Now, let me just point out: Where was old Adam? With her! We get this idea that Adam was off plowing, comes home, and goes, “Oh, Eve. Did you get in the garden again?” No. It’s not that at all. He’s standing there. What should he have been doing? He should have been stepping forward and saying, “Snake, get out of here!” He should have been protecting his wife. He should have been speaking truth and said, “Sweetheart, we’re not going to listen to him.”
When God comes looking for the couple after the rebellion, who does He come looking for? “Adam, where are you?” Who does He hold accountable? Adam.
In the New Testament when we’re talking about the second Adam, Paul, in 1 Corinthians says, “Since by man came death, by man came also the resurrection. For as in Adam all die, even so in Christ shall all be made alive” (15:21-22. NKJV).
If I was talking to men here, I would say to them that the passivity of the man is probably the original sin. The deception of the woman, in fact, the New Testament says that the woman was deceived. The man wasn’t. The man was passive but was engaged when the woman came with the temptation.
I would say to men today, and I do say to men today, that passivity of the men today is one of the great sins going on in the church. God has called men to be leaders, to guide, to guard, to protect, to feed, to lead. And men say, “Just give me the remote, and let somebody else handle it.” That’s what a lot of guys will do, and it goes back to this passivity.

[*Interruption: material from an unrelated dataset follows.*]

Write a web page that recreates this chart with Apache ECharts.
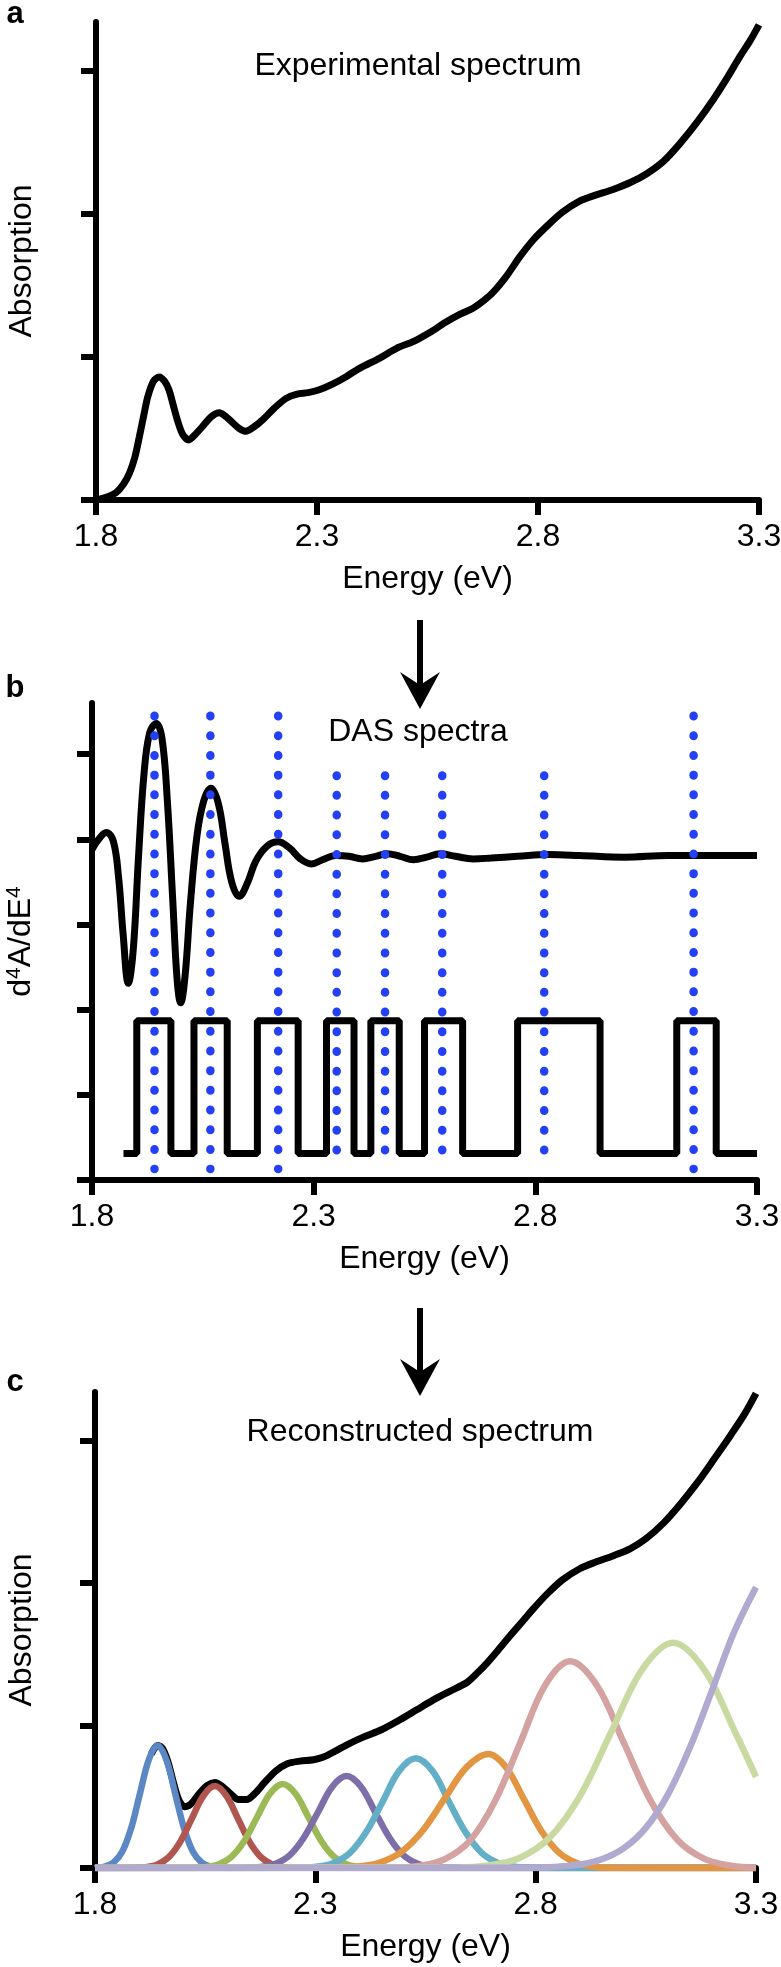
<!DOCTYPE html>
<html>
<head>
<meta charset="utf-8">
<title>Experimental, DAS and reconstructed spectra</title>
<script src="https://cdn.jsdelivr.net/npm/echarts@6.0.0/dist/echarts.min.js"></script>
<style>
  html, body { margin: 0; padding: 0; background: #fff; }
  #chart { width: 781px; height: 1967px; }
</style>
</head>
<body>
<div id="chart"></div>
<script>
// ---- data (energy in eV, y in tick units) ----
const energyTicks = [1.8, 2.3, 2.8, 3.3];
const absTicks = [0, 1, 2, 3];
const dasTicks = [0, 1, 2, 3, 4, 5];

// panel a: measured absorption
const expSpectrum = [
  [1.800, 0.00], [1.825, 0.02], [1.845, 0.05], [1.862, 0.11], [1.876, 0.19], [1.888, 0.30],
  [1.898, 0.44], [1.908, 0.59], [1.917, 0.72], [1.930, 0.83], [1.943, 0.86], [1.955, 0.83],
  [1.965, 0.77], [1.975, 0.66], [1.984, 0.56], [1.996, 0.46], [2.010, 0.42], [2.025, 0.46],
  [2.040, 0.51], [2.060, 0.58], [2.079, 0.61], [2.095, 0.58], [2.109, 0.54], [2.124, 0.50],
  [2.139, 0.48], [2.157, 0.51], [2.177, 0.56], [2.203, 0.64], [2.230, 0.71], [2.255, 0.74],
  [2.280, 0.75], [2.305, 0.77], [2.335, 0.81], [2.365, 0.86], [2.396, 0.92], [2.441, 0.99],
  [2.480, 1.06], [2.520, 1.11], [2.555, 1.17], [2.590, 1.24], [2.625, 1.30], [2.653, 1.34],
  [2.676, 1.39], [2.698, 1.45], [2.730, 1.57], [2.759, 1.70], [2.790, 1.82], [2.819, 1.91],
  [2.855, 2.01], [2.895, 2.09], [2.930, 2.13], [2.970, 2.17], [3.010, 2.22], [3.046, 2.28],
  [3.085, 2.37], [3.121, 2.49], [3.160, 2.64], [3.197, 2.80], [3.230, 2.96], [3.257, 3.10],
  [3.280, 3.21], [3.300, 3.32]
];

// panel b: 4th derivative
const dasSpectrum = [
  [1.800, 3.88], [1.815, 4.00], [1.832, 4.08], [1.848, 3.98], [1.860, 3.55], [1.870, 2.90],
  [1.882, 2.31], [1.893, 2.70], [1.905, 3.80], [1.917, 4.75], [1.930, 5.25], [1.945, 5.36],
  [1.958, 5.18], [1.970, 4.45], [1.982, 3.30], [1.992, 2.35], [2.000, 2.08], [2.010, 2.40],
  [2.022, 3.25], [2.037, 4.05], [2.052, 4.45], [2.068, 4.60], [2.085, 4.42], [2.100, 3.95],
  [2.115, 3.50], [2.132, 3.33], [2.150, 3.48], [2.170, 3.75], [2.195, 3.92], [2.220, 3.97],
  [2.245, 3.90], [2.270, 3.77], [2.295, 3.71], [2.320, 3.76], [2.350, 3.81], [2.380, 3.80],
  [2.410, 3.77], [2.440, 3.80], [2.465, 3.83], [2.495, 3.80], [2.525, 3.76], [2.555, 3.79],
  [2.585, 3.83], [2.620, 3.80], [2.660, 3.77], [2.700, 3.78], [2.760, 3.80], [2.830, 3.82],
  [2.900, 3.81], [3.000, 3.79], [3.100, 3.81], [3.300, 3.81]
];

// panel b: rectangular windows (step line, value holds until next point)
const squareWave = [
  [1.871, 0.31], [1.901, 1.87], [1.978, 0.31], [2.030, 1.87], [2.105, 0.31], [2.173, 1.87],
  [2.265, 0.31], [2.329, 1.87], [2.391, 0.31], [2.429, 1.87], [2.493, 0.31], [2.550, 1.87],
  [2.636, 0.31], [2.760, 1.87], [2.946, 0.31], [3.119, 1.87], [3.208, 0.31], [3.300, 0.31]
];

// panel b: dotted marker positions and their top ends
const dasMarkers = [1.941, 2.067, 2.220, 2.352, 2.461, 2.590, 2.820, 3.157];
const markerTops = [5.45, 5.45, 5.45, 4.75, 4.75, 4.75, 4.75, 5.45];
const markerBottom = 0.13;

// panel c: reconstructed sum
const reconSpectrum = [
  [1.928, 0.80], [1.935, 0.84], [1.943, 0.86], [1.953, 0.84], [1.965, 0.75], [1.978, 0.60],
  [1.990, 0.48], [2.003, 0.43], [2.018, 0.45], [2.036, 0.52], [2.055, 0.58], [2.072, 0.60],
  [2.090, 0.57], [2.108, 0.52], [2.126, 0.48], [2.144, 0.48], [2.162, 0.52], [2.185, 0.60],
  [2.210, 0.68], [2.235, 0.73], [2.265, 0.75], [2.296, 0.76], [2.320, 0.78], [2.345, 0.82],
  [2.375, 0.87], [2.410, 0.92], [2.450, 0.97], [2.492, 1.04], [2.530, 1.11], [2.568, 1.18],
  [2.605, 1.24], [2.643, 1.30], [2.668, 1.37], [2.690, 1.44], [2.715, 1.53], [2.742, 1.63],
  [2.770, 1.73], [2.795, 1.82], [2.825, 1.92], [2.860, 2.02], [2.900, 2.10], [2.939, 2.15],
  [2.975, 2.19], [3.014, 2.24], [3.050, 2.31], [3.090, 2.42], [3.130, 2.56], [3.166, 2.70],
  [3.205, 2.87], [3.241, 3.03], [3.275, 3.19], [3.300, 3.33]
];

// panel c: individual bands
const bandBlue = [
  [1.800, 0], [1.802, 0.002], [1.822, 0.010], [1.842, 0.038], [1.862, 0.116], [1.882, 0.279],
  [1.902, 0.522], [1.922, 0.759], [1.942, 0.86], [1.962, 0.759], [1.982, 0.522], [2.002, 0.279],
  [2.022, 0.116], [2.042, 0.038], [2.062, 0.010], [2.082, 0.002], [2.200, 0], [3.300, 0]
];
const bandRed = [
  [1.800, 0], [1.890, 0.001], [1.916, 0.006], [1.942, 0.025], [1.968, 0.078], [1.994, 0.187],
  [2.020, 0.349], [2.046, 0.507], [2.072, 0.575], [2.098, 0.507], [2.124, 0.349], [2.150, 0.187],
  [2.176, 0.078], [2.202, 0.025], [2.228, 0.006], [2.254, 0.001], [3.300, 0]
];
const bandGreen = [
  [1.800, 0], [2.023, 0.001], [2.052, 0.007], [2.081, 0.026], [2.110, 0.080], [2.139, 0.192],
  [2.168, 0.358], [2.197, 0.521], [2.226, 0.59], [2.255, 0.521], [2.284, 0.358], [2.313, 0.192],
  [2.342, 0.080], [2.371, 0.026], [2.400, 0.007], [2.429, 0.001], [3.300, 0]
];
const bandPurple = [
  [1.800, 0], [2.143, 0.001], [2.176, 0.007], [2.208, 0.028], [2.241, 0.087], [2.273, 0.209],
  [2.306, 0.391], [2.338, 0.569], [2.371, 0.645], [2.404, 0.569], [2.436, 0.391], [2.469, 0.209],
  [2.501, 0.087], [2.534, 0.028], [2.566, 0.007], [2.599, 0.001], [3.300, 0]
];
const bandCyan = [
  [1.800, 0], [2.265, 0.002], [2.303, 0.009], [2.340, 0.034], [2.378, 0.104], [2.415, 0.250],
  [2.453, 0.467], [2.490, 0.680], [2.528, 0.77], [2.566, 0.680], [2.603, 0.467], [2.641, 0.250],
  [2.678, 0.104], [2.716, 0.034], [2.753, 0.009], [2.791, 0.002], [3.300, 0]
];
const bandOrange = [
  [1.800, 0], [2.343, 0.002], [2.393, 0.009], [2.443, 0.035], [2.493, 0.108], [2.543, 0.260],
  [2.593, 0.485], [2.643, 0.706], [2.693, 0.80], [2.733, 0.706], [2.773, 0.485], [2.813, 0.260],
  [2.853, 0.108], [2.893, 0.035], [2.933, 0.009], [2.973, 0.002], [3.300, 0]
];
const bandPink = [
  [1.800, 0], [2.482, 0.003], [2.539, 0.016], [2.595, 0.064], [2.652, 0.196], [2.708, 0.471],
  [2.765, 0.879], [2.821, 1.280], [2.878, 1.45], [2.939, 1.280], [3.000, 0.879], [3.061, 0.471],
  [3.122, 0.196], [3.183, 0.064], [3.244, 0.016], [3.300, 0.003]
];
const bandLightGreen = [
  [1.800, 0], [2.622, 0.004], [2.692, 0.018], [2.762, 0.069], [2.832, 0.214], [2.902, 0.513],
  [2.972, 0.958], [3.042, 1.394], [3.112, 1.58], [3.182, 1.394], [3.252, 0.958], [3.300, 0.64]
];
const bandLavender = [
  [1.800, 0], [2.750, 0.001], [2.800, 0.003], [2.850, 0.009], [2.900, 0.024], [2.950, 0.061],
  [3.000, 0.139], [3.050, 0.282], [3.100, 0.515], [3.150, 0.845], [3.200, 1.245], [3.250, 1.652],
  [3.300, 1.97]
];

const bands = [
  { data: bandBlue, color: '#5b87c5' },
  { data: bandRed, color: '#b0564f' },
  { data: bandGreen, color: '#9bba55' },
  { data: bandPurple, color: '#7d6eaa' },
  { data: bandCyan, color: '#64afc8' },
  { data: bandOrange, color: '#e29641' },
  { data: bandPink, color: '#d4a3a1' },
  { data: bandLightGreen, color: '#c8d9a2' },
  { data: bandLavender, color: '#b0aad0' }
];

const FONT = '"Liberation Sans", Arial, Helvetica, sans-serif';
const chart = echarts.init(document.getElementById('chart'));

function energyAxis(gridIndex) {
  return {
    type: 'value',
    gridIndex: gridIndex,
    min: 1.8,
    max: 3.3,
    name: 'Energy (eV)',
    nameLocation: 'middle',
    nameGap: 63,
    nameTextStyle: { fontSize: 32, color: '#000', fontFamily: FONT },
    axisLine: { show: true, onZero: false, lineStyle: { color: '#000', width: 6 } },
    axisTick: { show: true, length: 15, customValues: energyTicks, lineStyle: { color: '#000', width: 6 } },
    axisLabel: {
      show: true,
      customValues: energyTicks,
      formatter: (v) => v.toFixed(1),
      fontSize: 32,
      color: '#000',
      fontFamily: FONT,
      margin: 21
    },
    splitLine: { show: false }
  };
}

function valueAxis(gridIndex, max, ticks, name, nameGap, rich) {
  return {
    type: 'value',
    gridIndex: gridIndex,
    min: 0,
    max: max,
    name: name,
    nameLocation: 'middle',
    nameRotate: 90,
    nameGap: nameGap,
    nameTextStyle: { fontSize: 32, color: '#000', fontFamily: FONT, rich: rich },
    axisLine: { show: true, onZero: false, lineStyle: { color: '#000', width: 6 } },
    axisTick: { show: true, length: 15, customValues: ticks, lineStyle: { color: '#000', width: 6 } },
    axisLabel: { show: false },
    splitLine: { show: false }
  };
}

function curve(axisIndex, data, color, width, smooth, z) {
  return {
    type: 'line',
    xAxisIndex: axisIndex,
    yAxisIndex: axisIndex,
    data: data,
    symbol: 'none',
    smooth: smooth,
    silent: true,
    z: z,
    lineStyle: { color: color, width: width }
  };
}

const series = [
  curve(0, expSpectrum, '#000', 7, 0.3, 2),
  curve(1, dasSpectrum, '#000', 7, 0.4, 2),
  Object.assign(curve(1, squareWave, '#000', 7, false, 2), { step: 'end' }),
  curve(2, reconSpectrum, '#000', 7, 0.3, 2)
];

// dotted vertical markers in panel b, drawn top-down so dots line up at the top
dasMarkers.forEach((e, i) => {
  series.push({
    type: 'line',
    xAxisIndex: 1,
    yAxisIndex: 1,
    data: [[e, markerTops[i]], [e, markerBottom]],
    symbol: 'none',
    silent: true,
    z: 5,
    lineStyle: { color: '#2440f4', width: 8.5, type: [0.5, 19.2], cap: 'round' }
  });
});

bands.forEach((b) => {
  series.push(curve(2, b.data, b.color, 6.5, 0.35, 3));
});

// arrows between panels
function arrow(yTop, yTip) {
  return [
    { type: 'line', shape: { x1: 420, y1: yTop, x2: 420, y2: yTip - 20 }, style: { stroke: '#000', lineWidth: 6 } },
    {
      type: 'polygon',
      shape: { points: [[420, yTip], [400, yTip - 37], [420, yTip - 24], [440, yTip - 37]] },
      style: { fill: '#000' }
    }
  ];
}

function label(text, x, y, bold) {
  return {
    type: 'text',
    x: x,
    y: y,
    style: {
      text: text,
      fontSize: bold ? 31 : 32,
      fontWeight: bold ? 'bold' : 'normal',
      fontFamily: FONT,
      fill: '#000',
      align: 'center',
      verticalAlign: 'middle'
    }
  };
}

const option = {
  animation: false,
  backgroundColor: '#fff',
  grid: [
    { left: 96, top: 22, width: 663, height: 478, outerBoundsMode: 'none' },
    { left: 92, top: 703, width: 665, height: 477, outerBoundsMode: 'none' },
    { left: 95, top: 1392, width: 661, height: 476, outerBoundsMode: 'none' }
  ],
  xAxis: [energyAxis(0), energyAxis(1), energyAxis(2)],
  yAxis: [
    valueAxis(0, 3.34, absTicks, 'Absorption', 58),
    valueAxis(1, 5.6, dasTicks, '{t|d}{s|4}{t|A/dE}{s|4}', 54, {
      t: { fontSize: 32, fontFamily: FONT, color: '#000', lineHeight: 34 },
      s: { fontSize: 21, fontFamily: FONT, color: '#000', lineHeight: 22, verticalAlign: 'top' }
    }),
    valueAxis(2, 3.34, absTicks, 'Absorption', 57)
  ],
  series: series,
  graphic: {
    elements: [
      label('a', 15, 14, true),
      label('b', 15, 688, true),
      label('c', 15, 1382, true),
      label('Experimental spectrum', 418, 66, false),
      label('DAS spectra', 418, 732, false),
      label('Reconstructed spectrum', 420, 1432, false)
    ].concat(arrow(620, 709), arrow(1308, 1396))
  }
};

chart.setOption(option);
</script>
</body>
</html>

Since it’s women, I’m going to talk to you about what’s going on with the women. She’s got this variety of food she can pick from in the garden.
John Calvin said that this tree that was in the center of the garden, she had probably walked past it many times, and every time she walked by it, didn’t engage, didn’t go touch it, didn’t go look at it, she was giving glory to God because she was saying, “I will obey.”
But now here comes the serpent, and he says, “But what about that? What’s God trying to keep from you?” This awakened in her a lust of the flesh. She wanted to eat it. Her appetite was aroused, not so much because that fruit looked better than all the rest of the fruit on the buffet table. Stop and think about it. It’s not because she looked at it and said, “Boy, let’s see, I’ve got blueberry pie; I’ve got peach pie; I’ve got pecan pie. I’ve got all of this, but I really want apple.”
It wasn’t that. The appetite in her that was aroused was the appetite to take what was forbidden. For the first time in her life, she is now dissatisfied with what God has given her. She believes she will be happier or more contented or more fulfilled in life if she just goes ahead and eats.
I want to make a couple of points here. I want you to see that all of us are in danger when we become dissatisfied with what God has provided for us.
I just spoke last week to a group of people on the 10th commandment. Anybody remember which commandment number 10 is? “Thou shalt not . . .” anybody? “covet. Thou shalt not covet.” What does it mean to covet? Well, it means to want what somebody else has, what you don’t have.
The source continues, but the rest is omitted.